Blog Post: Greece: Are more bailouts inevitable? No – if Syriza wins

Default: Change to:

Is this the best opportunity for 40 years to vote for genuine and permanent reform?

In a few days, 10m Greek voters will be entitled to vote for a new Parliament and perhaps two-thirds of them will exercise their right. A central problem of democracy is that you can only vote for someone whose name is on the ballot paper, so many voters may have to choose the “least bad” candidate. Greek public opinion is clear-cut about staying in the euro, wanting more economic co-ordination in the euro area and significant reforms at home.

The result of rule by New Democracy or Pasok for 40 years has been utter ruin for the vast majority of Greeks, but great enrichment for a tiny minority of `oligarchs’. After 17 triumphs of hope over experience, perhaps the time has come for Greece to try something completely different. The only realistic name on the ballot paper is Syriza.

If they had the opportunity, could Syriza instigate the “significant reforms to improve the performance of our economy” that 72% of Greeks want? Could Tzipras be demanding something that is quite likely anyway – though perhaps on a more moderate scale than the political hyperbole suggests? In politics, presentation is everything (nearly).

The European Commission’s Autumn Forecast was very positive about the outlook for Greece. The government that can claim ownership of such a turnaround would earn great plaudits from the electors as `austerity’ would indeed have ended.

“Cutting the annual cost of servicing the debt”: With little fanfare, the EU has already extended the maturity of it loans from the EFSF and given a 10 year moratorium on interest payments. As EFSF CEO Klaus Regling put it, these policies produce “there is no debt overhang in Greece over the next 10-20 years, despite very high debt to GDP ratios.” Plenty of opportunity to declare victory.
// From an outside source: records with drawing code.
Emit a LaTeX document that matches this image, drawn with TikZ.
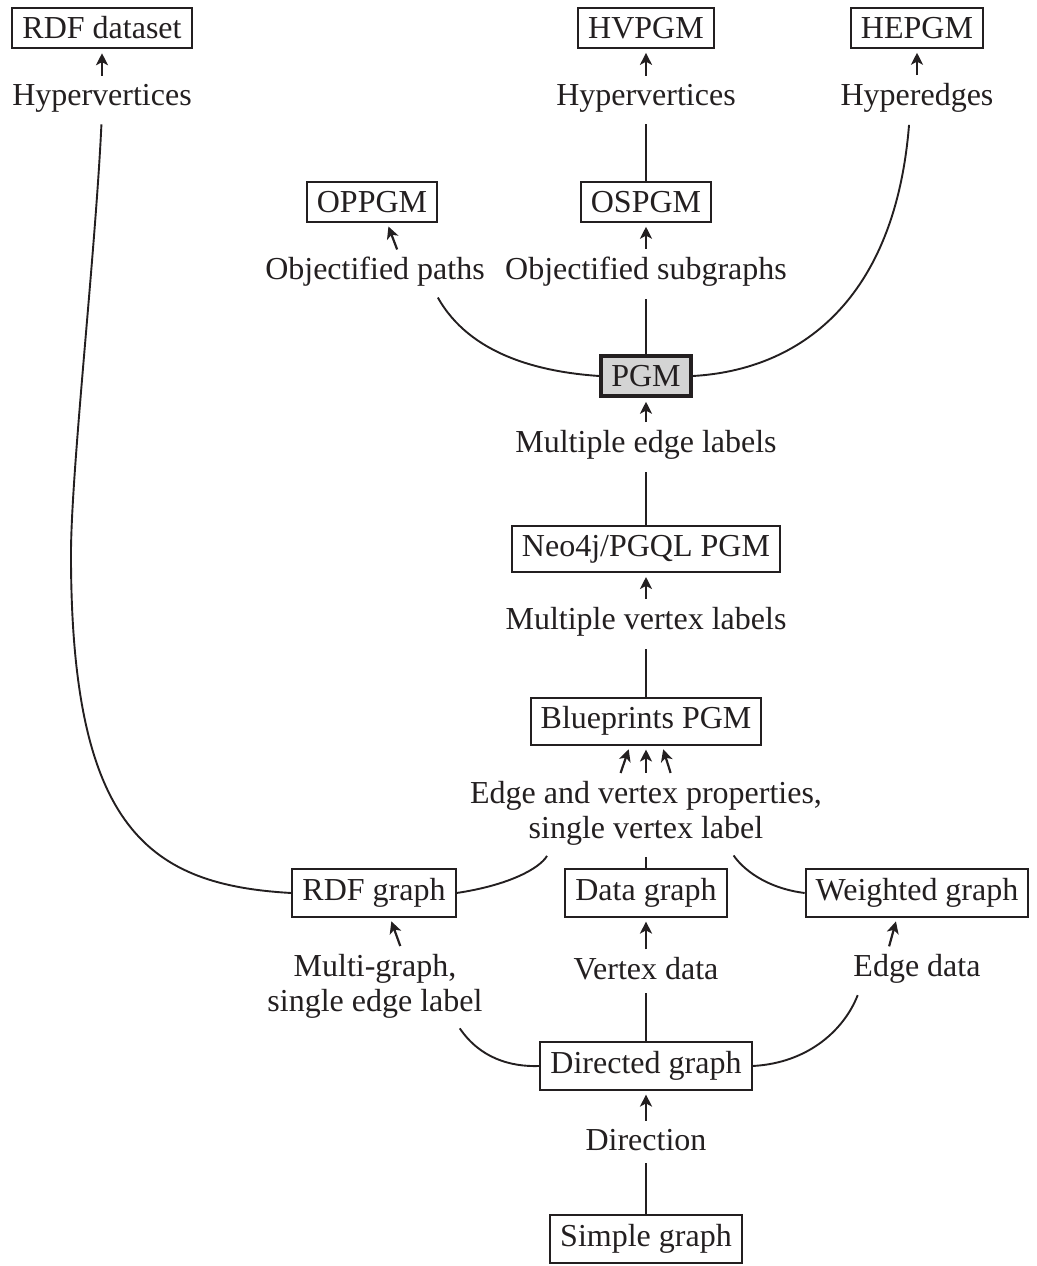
\documentclass[tikz,border=0pt]{standalone}
\usepackage{fontspec}
\setmainfont{Liberation Serif}
\usetikzlibrary{arrows.meta}
\definecolor{ink}{HTML}{231F20}
\definecolor{boxgray}{HTML}{D4D4D4}
\begin{document}
\begin{tikzpicture}[x=0.5pt,y=-0.5pt,
  every node/.style={font=\fontsize{16}{17.5}\selectfont, text=ink},
  box/.style={draw=ink, line width=1pt, inner xsep=5pt, inner ysep=4.5pt},
  mainbox/.style={box, line width=2pt, fill=boxgray},
  lab/.style={inner sep=0pt, align=center},
  link/.style={draw=ink, line width=0.95pt, shorten >=6pt},
  up/.style={draw=ink, line width=1.1pt, -{Stealth[length=6pt,width=6pt,inset=1.6pt]},
             shorten <=4pt, shorten >=2pt}]
\useasboundingbox (0,0) rectangle (1037,1266);

% models (boxes) and the features that lead to them (labels)
\node[box] (rdfds) at (102,28) {RDF dataset};
\node[box] (hvpgm) at (646,28) {HVPGM};
\node[box] (hepgm) at (917,28) {HEPGM};
\node[lab] (hv1) at (102,98) {Hypervertices};
\node[lab] (hv2) at (646,98) {Hypervertices};
\node[lab] (he) at (917,98) {Hyperedges};
\node[box] (oppgm) at (372,202) {OPPGM};
\node[box] (ospgm) at (646,202) {OSPGM};
\node[lab] (op) at (375,272) {Objectified paths};
\node[lab] (os) at (646,272) {Objectified subgraphs};
\node[mainbox] (pgm) at (646,376) {PGM};
\node[lab] (mel) at (646,445) {Multiple edge labels};
\node[box] (neo) at (646,549) {Neo4j/PGQL PGM};
\node[lab] (mvl) at (646,622) {Multiple vertex labels};
\node[box] (bp) at (646,721) {Blueprints PGM};
\node[lab] (evp) at (646,813) {Edge and vertex properties,\\single vertex label};
\node[box] (rdfg) at (374,893) {RDF graph};
\node[box] (datag) at (646,893) {Data graph};
\node[box] (wg) at (917,893) {Weighted graph};
\node[lab] (mg) at (375,986) {Multi-graph,\\single edge label};
\node[lab] (vd) at (646,969) {Vertex data};
\node[lab] (ed) at (917,969) {Edge data};
\node[box] (dg) at (646,1066) {Directed graph};
\node[lab] (dir) at (646,1140) {Direction};
\node[box] (sg) at (646,1239) {Simple graph};

% short arrows from a feature up to the model it yields
\draw[up] (hv1.north) -- (rdfds.south);
\draw[up] (hv2.north) -- (hvpgm.south);
\draw[up] (he.north) -- (hepgm.south);
\draw[up] ([xshift=12.5pt]op.north) -- ([xshift=7.5pt]oppgm.south);
\draw[up] (os.north) -- (ospgm.south);
\draw[up] (mel.north) -- (pgm.south);
\draw[up] (mvl.north) -- (neo.south);
\draw[up] ([xshift=-14pt]evp.north) -- ([xshift=-8pt]bp.south);
\draw[up] (evp.north) -- (bp.south);
\draw[up] ([xshift=13.5pt]evp.north) -- ([xshift=8pt]bp.south);
\draw[up] ([xshift=14pt]mg.north) -- ([xshift=8pt]rdfg.south);
\draw[up] (vd.north) -- (datag.south);
\draw[up] ([xshift=-15pt]ed.north) -- ([xshift=-10pt]wg.south);
\draw[up] (dir.north) -- (dg.south);

% lines from a model up to the features added on top of it
\draw[link] (sg.north) -- (dir.south);
\draw[link] (dg.north) -- (vd.south);
\draw[link] (dg.west) .. controls (510,1067) and (480,1058) .. ([xshift=39pt]mg.south);
\draw[link] (dg.east) .. controls (810,1063) and (845,1028) .. ([xshift=-27.5pt]ed.south);
\draw[link] (datag.north) -- (evp.south);
\draw[link] (rdfg.east) .. controls (510,885) and (540,868) .. ([xshift=-46.5pt]evp.south);
\draw[link] (wg.west) .. controls (765,888) and (742,868) .. ([xshift=40.5pt]evp.south);
\draw[link] (bp.north) -- (mvl.south);
\draw[link] (neo.north) -- (mel.south);
\draw[link] (pgm.west) .. controls (540,372) and (470,355) .. ([xshift=28.5pt]op.south);
\draw[link] (pgm.north) -- (os.south);
\draw[link] (pgm.east) .. controls (800,370) and (895,300) .. ([xshift=-3.5pt]he.south);
\draw[link] (ospgm.north) -- (hv2.south);
\draw[link] (rdfg.west) .. controls (150,885) and (72,830) .. (71,560)
                        .. controls (70,480) and (95,260) .. (hv1.south);
\end{tikzpicture}
\end{document}
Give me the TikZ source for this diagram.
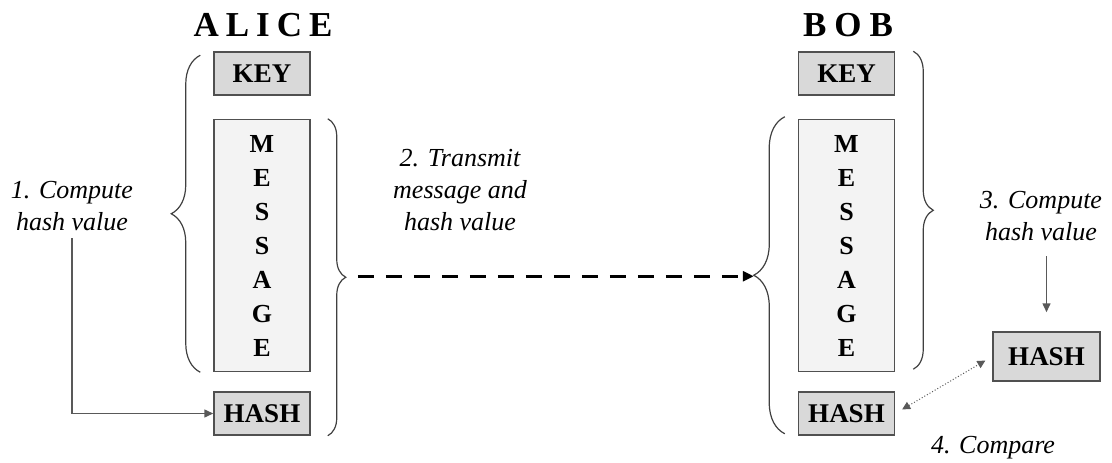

The alternative policy of forcing a default – perhaps associated with “Grexit” (though it has never been clear how that could be achieved within the existing EU Treaties) would create massive economic disruption. The absence of an interest moratorium for a decade would probably cause an increase in interest payments as the `new Greece’ might find it difficult to borrow in the markets at the same rate as the EFSF and pay interest every year from now on.

The final case for a Syriza vote is their declaration of war on the `oligarchs’ and Syriza’s “demands” seem on the verge of happening anyway.

Is this the best opportunity for 40 years to vote for genuine and permanent reform?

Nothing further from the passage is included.